- **Set problem**
Your copy of the material must match it exactly, except that pictures are dropped.

- **Data provided**
****
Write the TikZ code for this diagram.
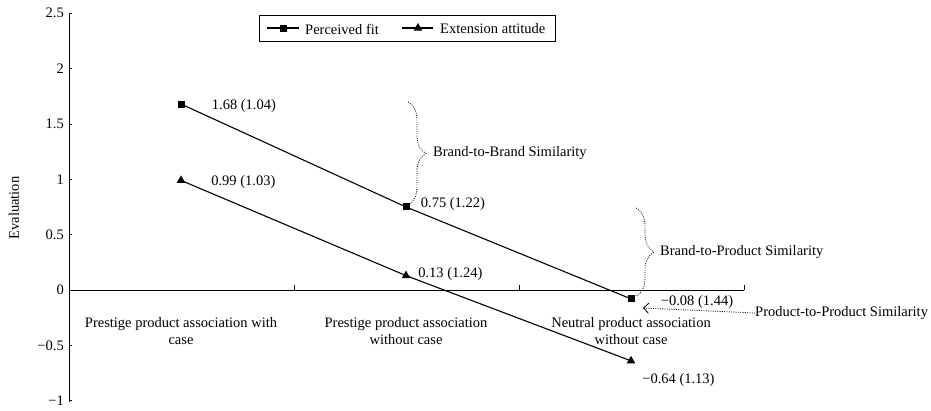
\documentclass[tikz,border=0pt]{standalone}
\usepackage{fontspec}
\setmainfont{Liberation Serif}
\usetikzlibrary{arrows.meta,positioning,shapes.geometric,decorations.pathreplacing}

\begin{document}
\begin{tikzpicture}[
  x=1pt, y=-1pt,
  declare function={ev(\v)=290-110.7*\v;},
  every node/.style={font=\fontsize{14.5}{17}\selectfont},
  axis/.style={line width=0.9pt},
  series/.style={line width=1.1pt},
  sqmark/.style={rectangle,fill=black,inner sep=0pt,minimum size=7pt},
  trimark/.style={regular polygon,regular polygon sides=3,fill=black,inner sep=0pt,minimum size=10pt},
  vallab/.style={inner sep=0pt,anchor=west},
  catlab/.style={align=center,inner sep=0pt},
  simbrace/.style={decorate,decoration={brace,amplitude=18pt},dash pattern=on 0.9pt off 1.4pt,line width=0.8pt},
  simarrow/.style={-{Straight Barb[length=5pt,width=10pt]},dash pattern=on 0.9pt off 1.4pt,line width=0.8pt}
]
\useasboundingbox (0,0) rectangle (931,410);

% axes
\coordinate (origin) at (69,290);
\coordinate (ytop) at (69,14);
\coordinate (ybot) at (69,402);
\coordinate (xend) at (744,290);
\draw[axis] (ytop) -- (ybot);
\draw[axis] (origin) -- (xend);
\foreach \v/\t in {2.5/2.5,2/2,1.5/1.5,1/1,0.5/0.5,0/0,-0.5/−0.5,-1/−1}{
  \draw[axis] (69,{ev(\v)}) -- (72,{ev(\v)});
  \node[anchor=east,inner sep=0pt] at (64,{ev(\v)}) {\t};
}
\foreach \x in {294,519,744}
  \draw[axis] (\x,290) -- (\x,285);
\node[rotate=90] (ylab) at (14,208) {Evaluation};

% categories
\node[catlab] (cat1) at (181,331) {Prestige product association with\\case};
\node[catlab] (cat2) at (406,331) {Prestige product association\\without case};
\node[catlab] (cat3) at (631,331) {Neutral product association\\without case};

% data
\node[sqmark] (pf1) at (181,{ev(1.68)}) {};
\node[sqmark] (pf2) at (406,{ev(0.75)}) {};
\node[sqmark] (pf3) at (631,{ev(-0.08)}) {};
\node[trimark] (ea1) at (181,{ev(0.99)}) {};
\node[trimark] (ea2) at (406,{ev(0.13)}) {};
\node[trimark] (ea3) at (631,{ev(-0.64)}) {};
\draw[series] (pf1.center) -- (pf2.center) -- (pf3.center);
\draw[series] (ea1.center) -- (ea2.center) -- (ea3.center);

\node[vallab,right=27pt of pf1,yshift=-2pt] (pf1lab) {1.68 (1.04)};
\node[vallab,right=27pt of ea1,yshift=-2pt] (ea1lab) {0.99 (1.03)};
\node[vallab,right=11pt of pf2,yshift=3pt] (pf2lab) {0.75 (1.22)};
\node[vallab,right=9pt of ea2,yshift=2pt] (ea2lab) {0.13 (1.24)};
\node[vallab,right=26pt of pf3,yshift=-3pt] (pf3lab) {−0.08 (1.44)};
\node[vallab,right=8pt of ea3,yshift=-19pt] (ea3lab) {−0.64 (1.13)};

% similarity marks
\coordinate (bb1) at (408,102);
\coordinate (bb2) at (408,205);
\draw[simbrace] (bb1) -- (bb2);
\node[vallab] (bblab) at (433,153) {Brand-to-Brand Similarity};
\coordinate (bp1) at (636,208);
\coordinate (bp2) at (636,296);
\draw[simbrace] (bp1) -- (bp2);
\node[vallab] (bplab) at (660,252) {Brand-to-Product Similarity};
\node[vallab] (pplab) at (755,313) {Product-to-Product Similarity};
\coordinate (pptip) at (643,308);
\draw[simarrow] (pplab.west) -- (pptip);

% legend
\node[draw,line width=0.8pt,minimum width=296pt,minimum height=26pt] (legbox) at (407,28) {};
\node[sqmark] (legsq) at (283,28) {};
\node[trimark] (legtri) at (418,28) {};
\draw[series] ([xshift=-16pt]legsq.center) -- ([xshift=16pt]legsq.center);
\draw[series] ([xshift=-16pt]legtri.center) -- ([xshift=15pt]legtri.center);
\node[vallab] (legpf) at (305,29) {Perceived fit};
\node[vallab] (legea) at (440,29) {Extension attitude};
\end{tikzpicture}
\end{document}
****
- **Written answer**
Write the TikZ code for this diagram.
\documentclass[tikz,border=0pt]{standalone}
\usepackage{fontspec}
\setmainfont{Liberation Serif}
\usetikzlibrary{arrows.meta,positioning,shapes.geometric,decorations.pathreplacing}

\begin{document}
\begin{tikzpicture}[
  x=1pt, y=-1pt,
  declare function={ev(\v)=290-110.7*\v;},
  every node/.style={font=\fontsize{14.5}{17}\selectfont},
  axis/.style={line width=0.9pt},
  series/.style={line width=1.1pt},
  sqmark/.style={rectangle,fill=black,inner sep=0pt,minimum size=7pt},
  trimark/.style={regular polygon,regular polygon sides=3,fill=black,inner sep=0pt,minimum size=10pt},
  vallab/.style={inner sep=0pt,anchor=west},
  catlab/.style={align=center,inner sep=0pt},
  simbrace/.style={decorate,decoration={brace,amplitude=18pt},dash pattern=on 0.9pt off 1.4pt,line width=0.8pt},
  simarrow/.style={-{Straight Barb[length=5pt,width=10pt]},dash pattern=on 0.9pt off 1.4pt,line width=0.8pt}
]
\useasboundingbox (0,0) rectangle (931,410);

% axes
\coordinate (origin) at (69,290);
\coordinate (ytop) at (69,14);
\coordinate (ybot) at (69,402);
\coordinate (xend) at (744,290);
\draw[axis] (ytop) -- (ybot);
\draw[axis] (origin) -- (xend);
\foreach \v/\t in {2.5/2.5,2/2,1.5/1.5,1/1,0.5/0.5,0/0,-0.5/−0.5,-1/−1}{
  \draw[axis] (69,{ev(\v)}) -- (72,{ev(\v)});
  \node[anchor=east,inner sep=0pt] at (64,{ev(\v)}) {\t};
}
\foreach \x in {294,519,744}
  \draw[axis] (\x,290) -- (\x,285);
\node[rotate=90] (ylab) at (14,208) {Evaluation};

% categories
\node[catlab] (cat1) at (181,331) {Prestige product association with\\case};
\node[catlab] (cat2) at (406,331) {Prestige product association\\without case};
\node[catlab] (cat3) at (631,331) {Neutral product association\\without case};

% data
\node[sqmark] (pf1) at (181,{ev(1.68)}) {};
\node[sqmark] (pf2) at (406,{ev(0.75)}) {};
\node[sqmark] (pf3) at (631,{ev(-0.08)}) {};
\node[trimark] (ea1) at (181,{ev(0.99)}) {};
\node[trimark] (ea2) at (406,{ev(0.13)}) {};
\node[trimark] (ea3) at (631,{ev(-0.64)}) {};
\draw[series] (pf1.center) -- (pf2.center) -- (pf3.center);
\draw[series] (ea1.center) -- (ea2.center) -- (ea3.center);

\node[vallab,right=27pt of pf1,yshift=-2pt] (pf1lab) {1.68 (1.04)};
\node[vallab,right=27pt of ea1,yshift=-2pt] (ea1lab) {0.99 (1.03)};
\node[vallab,right=11pt of pf2,yshift=3pt] (pf2lab) {0.75 (1.22)};
\node[vallab,right=9pt of ea2,yshift=2pt] (ea2lab) {0.13 (1.24)};
\node[vallab,right=26pt of pf3,yshift=-3pt] (pf3lab) {−0.08 (1.44)};
\node[vallab,right=8pt of ea3,yshift=-19pt] (ea3lab) {−0.64 (1.13)};

% similarity marks
\coordinate (bb1) at (408,102);
\coordinate (bb2) at (408,205);
\draw[simbrace] (bb1) -- (bb2);
\node[vallab] (bblab) at (433,153) {Brand-to-Brand Similarity};
\coordinate (bp1) at (636,208);
\coordinate (bp2) at (636,296);
\draw[simbrace] (bp1) -- (bp2);
\node[vallab] (bplab) at (660,252) {Brand-to-Product Similarity};
\node[vallab] (pplab) at (755,313) {Product-to-Product Similarity};
\coordinate (pptip) at (643,308);
\draw[simarrow] (pplab.west) -- (pptip);

% legend
\node[draw,line width=0.8pt,minimum width=296pt,minimum height=26pt] (legbox) at (407,28) {};
\node[sqmark] (legsq) at (283,28) {};
\node[trimark] (legtri) at (418,28) {};
\draw[series] ([xshift=-16pt]legsq.center) -- ([xshift=16pt]legsq.center);
\draw[series] ([xshift=-16pt]legtri.center) -- ([xshift=15pt]legtri.center);
\node[vallab] (legpf) at (305,29) {Perceived fit};
\node[vallab] (legea) at (440,29) {Extension attitude};
\end{tikzpicture}
\end{document}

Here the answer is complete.